TMG calls on the winning candidate and party as well as their supporters to be magnanimous in victory. For those candidates who did not win, we urge them to accept the results because they reflect the votes cast. TMG calls upon all candidates, all parties and all Nigerians to show political maturity and to maintain the peace during the political transition as committed to by both leading presidential candidates in the two recently signed Abuja Peace Accords. According TMG commends President Goodluck Jonathan for taking the bold initiative of congratulating Muhammadu Buhari on his victory.

Steps should be taken to ensure a smooth and peaceful transition of power. This will be Nigeria’s first democratic transition from an incumbent president to an opposition political party candidate. This is an important milestone in the democratization of our country. All Nigerians, regardless of the party they support, should be proud of this accomplishment. In the absence of any legal translational provisions of this nature, TMG recommends that Nigeria draws from best practices around the world to initiate a smooth and peaceful transition and ensure the handover of power on May 29, 2015.

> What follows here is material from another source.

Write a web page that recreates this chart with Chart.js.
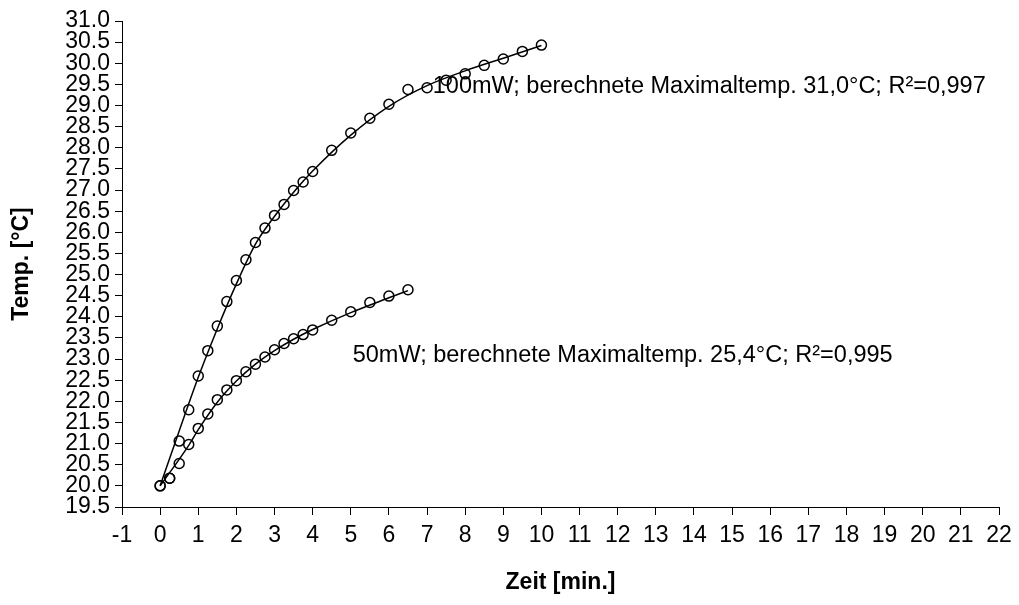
<!DOCTYPE html>
<html>
<head>
<meta charset="utf-8">
<script src="https://cdn.jsdelivr.net/npm/chart.js@4/dist/chart.umd.min.js"></script>
<style>
  html, body { margin: 0; padding: 0; background: #fff; }
  #wrap { width: 1019px; height: 605px; position: relative; }
</style>
</head>
<body>
<div id="wrap"><canvas id="chart"></canvas></div>
<script>
// measured points
const time100 = [0, 0.25, 0.5, 0.75, 1, 1.25, 1.5, 1.75, 2, 2.25, 2.5, 2.75, 3, 3.25, 3.5, 3.75, 4, 4.5, 5, 5.5, 6, 6.5, 7, 7.5, 8, 8.5, 9, 9.5, 10];
const temp100 = [20.0, 20.18, 21.06, 21.8, 22.6, 23.2, 23.78, 24.36, 24.86, 25.35, 25.76, 26.1, 26.4, 26.66, 26.99, 27.19, 27.44, 27.94, 28.35, 28.7, 29.03, 29.38, 29.42, 29.6, 29.75, 29.95, 30.1, 30.28, 30.43];

const time50 = [0, 0.25, 0.5, 0.75, 1, 1.25, 1.5, 1.75, 2, 2.25, 2.5, 2.75, 3, 3.25, 3.5, 3.75, 4, 4.5, 5, 5.5, 6, 6.5];
const temp50 = [20.0, 20.18, 20.53, 20.98, 21.36, 21.7, 22.04, 22.27, 22.49, 22.7, 22.88, 23.05, 23.22, 23.37, 23.48, 23.58, 23.69, 23.92, 24.12, 24.34, 24.49, 24.64];

// fitted curves
const fitTime100 = [0, 0.5, 1, 1.5, 2, 2.5, 3, 3.5, 4, 5, 6, 7, 8, 9, 10];
const fitTemp100 = [20.0, 21.3, 22.57, 23.72, 24.78, 25.72, 26.38, 26.95, 27.45, 28.3, 28.98, 29.47, 29.82, 30.12, 30.42];

const fitTime50 = [0, 0.75, 1, 1.5, 2, 2.5, 3, 3.5, 4, 5, 6, 6.5];
const fitTemp50 = [20.0, 20.96, 21.33, 21.98, 22.48, 22.88, 23.2, 23.47, 23.7, 24.1, 24.45, 24.62];

const notes = [
  { text: "100mW; berechnete Maximaltemp. 31,0°C; R²=0,997", x: 7.15, y: 29.45 },
  { text: "50mW; berechnete Maximaltemp. 25,4°C; R²=0,995", x: 5.05, y: 23.08 },
];

const FONT = "'Liberation Sans', Arial, sans-serif";

function pairs(xs, ys) {
  return xs.map((x, i) => ({ x: x, y: ys[i] }));
}

function pointSet(xs, ys) {
  return {
    data: pairs(xs, ys),
    showLine: false,
    pointStyle: "circle",
    pointRadius: 5,
    pointBorderWidth: 1.5,
    pointBorderColor: "#000",
    pointBackgroundColor: "rgba(0,0,0,0)",
  };
}

function lineSet(xs, ys) {
  return {
    data: pairs(xs, ys),
    showLine: true,
    borderColor: "#000",
    borderWidth: 1.5,
    pointRadius: 0,
    cubicInterpolationMode: "monotone",
    fill: false,
  };
}

const notePlugin = {
  id: "notes",
  afterDatasetsDraw(chart) {
    const ctx = chart.ctx;
    const xs = chart.scales.x;
    const ys = chart.scales.y;
    ctx.save();
    ctx.fillStyle = "#000";
    ctx.font = "23.5px " + FONT;
    ctx.textAlign = "left";
    ctx.textBaseline = "middle";
    notes.forEach((n) => {
      ctx.fillText(n.text, xs.getPixelForValue(n.x), ys.getPixelForValue(n.y));
    });
    ctx.restore();
  },
};

new Chart(document.getElementById("chart"), {
  type: "scatter",
  data: {
    datasets: [
      lineSet(fitTime100, fitTemp100),
      lineSet(fitTime50, fitTemp50),
      pointSet(time100, temp100),
      pointSet(time50, temp50),
    ],
  },
  plugins: [notePlugin],
  options: {
    responsive: true,
    maintainAspectRatio: false,
    animation: false,
    layout: {
      padding: { left: 0, right: 20, top: 21, bottom: 0 },
    },
    scales: {
      x: {
        type: "linear",
        min: -1,
        max: 22,
        afterFit: (s) => { s.height = 98; },
        border: { color: "#000", width: 1 },
        grid: { drawOnChartArea: false, drawTicks: true, tickLength: 8, color: "#000" },
        ticks: {
          stepSize: 1,
          color: "#000",
          padding: 7,
          font: { family: FONT, size: 23, lineHeight: 1.2 },
          maxRotation: 0,
          autoSkip: false,
        },
        title: {
          display: true,
          text: "Zeit [min.]",
          color: "#000",
          font: { family: FONT, size: 23, weight: "bold", lineHeight: 1.2 },
          padding: { top: 0, bottom: 9 },
        },
      },
      y: {
        type: "linear",
        min: 19.5,
        max: 31,
        afterFit: (s) => { s.width = 122; },
        border: { color: "#000", width: 1 },
        grid: { drawOnChartArea: false, drawTicks: true, tickLength: 7, color: "#000" },
        ticks: {
          stepSize: 0.5,
          color: "#000",
          padding: 5,
          font: { family: FONT, size: 23, lineHeight: 1 },
          autoSkip: false,
          callback: (v) => Number(v).toFixed(1),
        },
        title: {
          display: true,
          text: "Temp. [°C]",
          color: "#000",
          font: { family: FONT, size: 23, weight: "bold", lineHeight: 1.2 },
          padding: { top: 8, bottom: 0 },
        },
      },
    },
    plugins: {
      legend: { display: false },
      tooltip: { enabled: false },
    },
  },
});
</script>
</body>
</html>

At the same time, the election cycle is not yet over. TMG calls INEC to immediately investigate the inflation of turnout figures during the collation process from Akwa-ibom, Bayelsa, Delta and Rivers. If this was a deliberate attempt to subvert the vote of the Nigerian people, then those responsible must be held accountable.

TMG urges INEC to take all necessary steps to address the logistical challenges that once again plagued the delivery of materials and deployment of staff to polling units as well as to resolve the issues with the ability of the card readers to reliably verify voter fingerprints in a reasonable amount of time.